= Task directions =
Your task is to retype, word for word, the lines from the start of the data through the line holding "from matplotlib.lines import Line2D". Do not include the pictures.

= Recorded information =
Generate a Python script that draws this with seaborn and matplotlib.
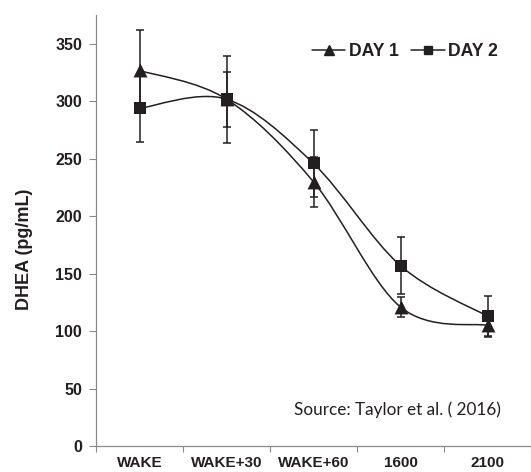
import numpy as np
import pandas as pd
import matplotlib
matplotlib.use("Agg")
import matplotlib.pyplot as plt
import seaborn as sns
from matplotlib.path import Path
from matplotlib.patches import PathPatch
from matplotlib.lines import Line2D

# ---- data ----
times = ["WAKE", "WAKE+30", "WAKE+60", "1600", "2100"]
day1 = [327, 302, 230, 121, 105]
day1_err = [35, 38, 22, 9, 9]
day2 = [294, 302, 246, 157, 113]
day2_err = [29, 24, 29, 25, 18]
y_ticks = [0, 50, 100, 150, 200, 250, 300, 350]
series_names = ["DAY 1", "DAY 2"]
y_label = "DHEA (pg/mL)"
source_text = "Source: Taylor et al. ( 2016)"

INK = "#231f20"
SPINE = "#8a8a8a"

sns.set_theme(style="white")
plt.rcParams['font.family'] = ['Liberation Sans', 'DejaVu Sans']

fig = plt.figure(figsize=(5.31, 4.72), dpi=100)
ax = fig.add_axes([96/531, 1-446/472, 1-96/531, (446-15)/472])

x = np.arange(len(times))
df = pd.DataFrame({
    "pos": np.concatenate([x, x]),
    "value": day1 + day2,
    "err": day1_err + day2_err,
    "series": [series_names[0]]*len(times) + [series_names[1]]*len(times),
})


def smooth_path(xs, ys):
    pts = np.column_stack([xs, ys]).astype(float)
    n = len(pts)
    verts = [pts[0]]
    codes = [Path.MOVETO]
    for i in range(n - 1):
        p0 = pts[i - 1] if i > 0 else pts[i]
        p1 = pts[i]
        p2 = pts[i + 1]
        p3 = pts[i + 2] if i + 2 < n else pts[i + 1]
        c1 = p1 + (p2 - p0) / 6
        c2 = p2 - (p3 - p1) / 6
        verts += [c1, c2, p2]
        codes += [Path.CURVE4] * 3
    return Path(verts, codes)


markers = {series_names[0]: "^", series_names[1]: "s"}
sizes = {series_names[0]: 100, series_names[1]: 72}

for name in series_names:
    sub = df[df["series"] == name]
    ax.add_patch(PathPatch(smooth_path(sub["pos"].values, sub["value"].values),
                           facecolor="none", edgecolor=INK, lw=1.1, zorder=2))
    ax.errorbar(sub["pos"], sub["value"], yerr=sub["err"], fmt="none",
                ecolor=INK, elinewidth=1.1, capsize=3.2, capthick=1.1, zorder=3)
    sns.scatterplot(data=sub, x="pos", y="value", marker=markers[name],
                    s=sizes[name], color=INK, edgecolor=INK, linewidth=0,
                    ax=ax, zorder=4, legend=False)

ax.set_ylim(0, 375.3)
ax.set_xlim(-0.5, 4.388)
ax.set_yticks(y_ticks)
ax.set_yticklabels([str(t) for t in y_ticks], fontsize=11.5, fontweight="bold", color=INK)
ax.set_xticks(np.arange(-0.5, len(times), 1.0))
ax.set_xticklabels([])
ax.set_xticks(x, minor=True)
ax.set_xticklabels(times, minor=True, fontsize=11, fontweight="bold", color=INK)
ax.tick_params(axis="x", which="major", direction="out", length=4, width=0.8,
               color=SPINE, bottom=True)
ax.tick_params(axis="x", which="minor", length=0, pad=7.5)
ax.tick_params(axis="y", direction="out", length=5, width=0.8, color=SPINE,
               left=True, pad=5)

ax.set_xlabel("")
ax.set_ylabel(y_label, fontsize=13, fontweight="bold", color=INK)
ax.yaxis.set_label_coords(-0.145, 0.457)

for side in ["top", "right"]:
    ax.spines[side].set_visible(False)
for side in ["left", "bottom"]:
    ax.spines[side].set_color(SPINE)
    ax.spines[side].set_linewidth(0.9)

handles = [Line2D([], [], color=INK, lw=1.1, marker=markers[n],
                  markersize=7 if n == series_names[0] else 6) for n in series_names]
leg = fig.legend(handles, series_names, loc="center", bbox_to_anchor=(405/531, 1-52/472),
                 ncol=2, frameon=False, handlelength=1.9, handletextpad=0.2,
                 columnspacing=0.7, prop={"size": 12.7, "weight": "bold"})
for t in leg.get_texts():
    t.set_color(INK)

ax.text(4.157, 32, source_text, ha="right", va="center", fontsize=12.3,
        family=["Lato", "DejaVu Sans"], color=INK)

fig.savefig("out.png", dpi=100)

= Answer to the exercise =
Generate a Python script that draws this with seaborn and matplotlib.
import numpy as np
import pandas as pd
import matplotlib
matplotlib.use("Agg")
import matplotlib.pyplot as plt
import seaborn as sns
from matplotlib.path import Path
from matplotlib.patches import PathPatch
from matplotlib.lines import Line2D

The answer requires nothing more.